Claire Parfondry coordinates the Rainforest Foundation UK’s Community Forests project in the Democratic Republic of Congo (DRC). She recently travelled to six local communities participating in the project in western DRC.
It’s been nearly one year since the launch of our Community Forests project in DRC, and the local communities we work with are already well on their way to securing their forests.
We often describe these communities as ‘remote’, but you don’t truly appreciate just how remote until you see them. Travelling from the western city of Mbandaka in Equateur province, the journey to one community we’re working with, Mibenga, consists of a 5-hour boat ride followed by another 3-hour motorbike ride. It had been raining, but luckily for us the road was still useable. When we finally arrived, the people of Mibenga gave us a warm welcome.
Dembele Alexi is the local leader here. He explained why his village decided to participate in our project: “For a long time, we’ve seen loggers come here. It was not good. We only knew that the State had sold the forest, and the loggers kept coming… Then you [RFUK and local partner GASHE] came to support us in obtaining our community forest. Our hope is that we reach the end of this process so that the forest belongs to us and we can manage it how we wish…”
Our project team has been helping Mibenga and several other communities apply to for officially-recognised ‘community forest concessions’. This has involved a lot of hard work and commitment by the villages involved, who want to protect their forests from outside threats.
“If a logging company comes to our community, we will show them our concession document and we will ask them to leave,” says Sabine of Ilebo community in Mpama.
Right now is a crucial time for the project. With help from our local partners GASHE (Group d’Action pour Sauver l’Homme et son Environnement), all the communities we work with have recently submitted their Community Forest applications to the government. The anticipation and excitement is palpable.
Robert Corneille Nkamba Itinga Bongo, a traditional leader based in Irebu village, had many ideas for how the community could manage its forest: “There are lots of hippos on our land. I hope that community forestry will help us better protect them. Perhaps we could start doing eco-tourism, or invite scientists to come and study them.”
While awaiting their official documents, some communities have already started planning for the future. For example, a few months ago the road connecting the village of Ilinga to the nearest city (and market) was so bad that one could barely call it a road. A few weeks prior to our visit, the community came together and worked out a plan to improve the road. “We want to encourage people to come and visit our community, now that we have decided to engage in this project. We wanted to be able to welcome them, so we got organised to fix our road,” one local leader explained to me.

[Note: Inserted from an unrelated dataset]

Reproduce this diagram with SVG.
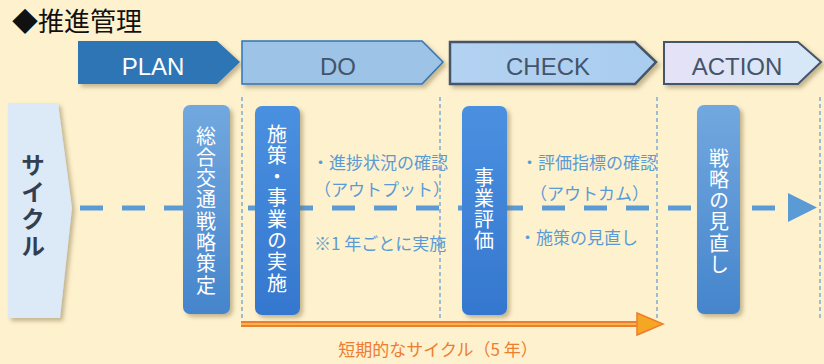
<svg xmlns="http://www.w3.org/2000/svg" width="824" height="364" viewBox="0 0 824 364">
<defs>
<style>
.jp{font-family:"Noto Sans CJK JP","Noto Sans",sans-serif}
.ph{font-family:"Liberation Sans",Arial,sans-serif;font-size:24px;text-anchor:middle}
.vt{font-family:"Noto Sans CJK JP",sans-serif;font-size:20px;fill:#ffffff;writing-mode:vertical-rl;letter-spacing:1.3px}
.lbl{font-family:"Noto Sans CJK JP",sans-serif;font-size:17px;fill:#5B9BD5}
.vdash{stroke:#5B9BD5;stroke-width:1.2;stroke-dasharray:4 3;fill:none}
</style>
<linearGradient id="gA" x1="0" y1="0" x2="0" y2="1"><stop offset="0" stop-color="#72A8DF"/><stop offset="1" stop-color="#4585CC"/></linearGradient>
<linearGradient id="gB" x1="0" y1="0" x2="0" y2="1"><stop offset="0" stop-color="#4A90E0"/><stop offset="1" stop-color="#3577CF"/></linearGradient>
<linearGradient id="gC" x1="0" y1="0" x2="1" y2="0"><stop offset="0" stop-color="#B4D2F2"/><stop offset="1" stop-color="#A9CDEF"/></linearGradient>
<linearGradient id="gD" x1="0" y1="0" x2="1" y2="0"><stop offset="0" stop-color="#E6E2F6"/><stop offset="1" stop-color="#D4E8F8"/></linearGradient>
<filter id="sh" x="-20%" y="-20%" width="150%" height="150%"><feDropShadow dx="3" dy="3" stdDeviation="2" flood-color="#7a6a40" flood-opacity="0.45"/></filter>
</defs>
<rect width="824" height="364" fill="#FEF1CD"/>
<text class="jp" x="12" y="31" font-size="26" fill="#111">◆推進管理</text>

<g id="phases">
<g id="plan"><polygon points="78,41 217,41 240,62 217,84 78,84" fill="#2E75B6" filter="url(#sh)"/><text class="ph" x="153" y="75" fill="#ffffff">PLAN</text></g>
<g id="do"><polygon points="242,41 422,41 443,62 422,84 242,84" fill="#9DC3E6" stroke="#2E75B6" stroke-width="1.5" filter="url(#sh)"/><text class="ph" x="338" y="75" fill="#44546A">DO</text></g>
<g id="check"><polygon points="450,42 635,42 656,62 635,84 450,84" fill="url(#gC)" stroke="#44546A" stroke-width="2.5" filter="url(#sh)"/><text class="ph" x="548" y="75" fill="#44546A">CHECK</text></g>
<g id="action"><polygon points="664,42 798,42 821,62 798,84 664,84" fill="url(#gD)" stroke="#44546A" stroke-width="2" filter="url(#sh)"/><text class="ph" x="737" y="75" fill="#44546A">ACTION</text></g>
</g>

<g id="guides">
<line class="vdash" x1="242" y1="97" x2="242" y2="320"/>
<line class="vdash" x1="440" y1="97" x2="440" y2="318"/>
<line class="vdash" x1="657" y1="97" x2="657" y2="318"/>
<line class="vdash" x1="820" y1="97" x2="820" y2="318"/>
</g>

<g id="cycle">
<polygon points="8,103 58,103 72,208 60,318 8,318" fill="#DCE9F7" filter="url(#sh)"/>
<text class="jp" x="33" y="153" font-size="24" font-weight="bold" fill="#333F50" writing-mode="vertical-rl" letter-spacing="3">サイクル</text>
</g>

<g id="connectors">
<line x1="80" y1="208" x2="784" y2="208" stroke="#5B9BD5" stroke-width="5" stroke-dasharray="23 19"/>
<polygon points="788,193 817,207.5 788,222" fill="#5B9BD5"/>
<g id="short-cycle">
<line x1="241" y1="324" x2="640" y2="324" stroke="#ED7D31" stroke-width="6"/>
<line x1="241" y1="324" x2="640" y2="324" stroke="#F9B54A" stroke-width="2"/>
<polygon points="637,313 663,324 637,335" fill="#F5A623" stroke="#ED7D31" stroke-width="1.5"/>
</g>
</g>

<g id="n-plan">
<rect x="183" y="105" width="47" height="209" rx="7" fill="url(#gA)" filter="url(#sh)"/>
<text class="vt" x="206" y="126">総合交通戦略策定</text>
</g>

<g id="n-do">
<rect x="255" y="106" width="45" height="209" rx="7" fill="url(#gB)" filter="url(#sh)"/>
<text class="vt" x="277" y="124">施策・事業の実施</text>
</g>

<g id="n-check">
<rect x="462" y="106" width="45" height="209" rx="7" fill="url(#gB)" filter="url(#sh)"/>
<text class="vt" x="484" y="167">事業評価</text>
</g>

<g id="n-action">
<rect x="697" y="105" width="43" height="209" rx="7" fill="url(#gA)" filter="url(#sh)"/>
<text class="vt" x="719" y="148">戦略の見直し</text>
</g>

<g id="labels">
<text class="lbl" x="312" y="169">・進捗状況の確認</text>
<text class="lbl" x="314" y="196">（アウトプット）</text>
<text class="lbl" x="314" y="250">※1 年ごとに実施</text>
<text class="lbl" x="521" y="169">・評価指標の確認</text>
<text class="lbl" x="530" y="200">（アウトカム）</text>
<text class="lbl" x="519" y="244">・施策の見直し</text>
<text class="jp" x="438" y="356" font-size="17" fill="#ED7D31" text-anchor="middle">短期的なサイクル（5 年）</text>
</g>
</svg>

The optimism of these community members is not lost on DRC’s government agency responsible for monitoring community forests. A delegation of government representatives joined our team to get a better idea of the project’s approach. At the end of the field mission, the delegation offered an encouraging assessment of what they saw: “This mission allowed the administration to better understand what has been done in the field… These pilot sites could be labelled as exemplary… This innovative approach should be replicated elsewhere.”
With community forest applications now submitted to the government, communities are eagerly waiting to receive official documents affirming their land rights. In the meantime, there’s still plenty of work to do as communities start planning for what they hope is a more stable and sustainable future.